Soykırımın 100. yılında, Armenak Bakırcıyan adına Nazımiye ilçesi Xarik Köyü'nde inşa edilen anıt mezarda yer alan “Armenak Bakırcıyan, Hrant Dink, Manuel Demir, Nubar Yalımyan, Kevork Çavuş, Monte Melkonyan, Antranik Uzunyan… isimsiz mezarsız tüm kahramanlara” yazısı ve elbette Orhan Bakır adıyla tanınan Armenak Bakırcıyan’ın gerçek ismiyle anılmaya başlanması kadar Kadir Akın’ın Devrimci Paramaz kitabı ile Paramaz’ın fikirlerini ve mücadelesini önemli sayıda insana ulaştırması da 100 yıl sonra solun Ermeni soykırımı ile yüzleşme çabasının önemli adımları olmuştur.
Bugün her devrimci demokrat yukarıdaki ilkeler doğrultusunda kendi mezhebince bir yüzleşmenin ve hesap sorma mekanizmasının yollarını aramalıdır.
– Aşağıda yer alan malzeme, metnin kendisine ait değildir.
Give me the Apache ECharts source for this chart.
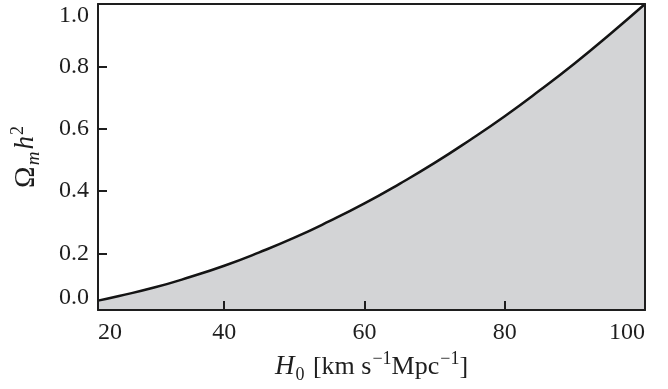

Unutmayalım ki tarihi algılama şeklimiz gelecek tahayyülümüz üzerinde belirleyicidir. Bu zorlu ve zahmetli süreç, salt vicdani bir sorumlulukla katlanmak zorunda olduğumuz bir çile değil, geleceğimizi inşa edebilmenin mücadelesidir. Hakkıyla yerine getirildiğinde kuşkusuz barış ve eşitlik kavgamızı önemli oranda ileri taşıyacaktır.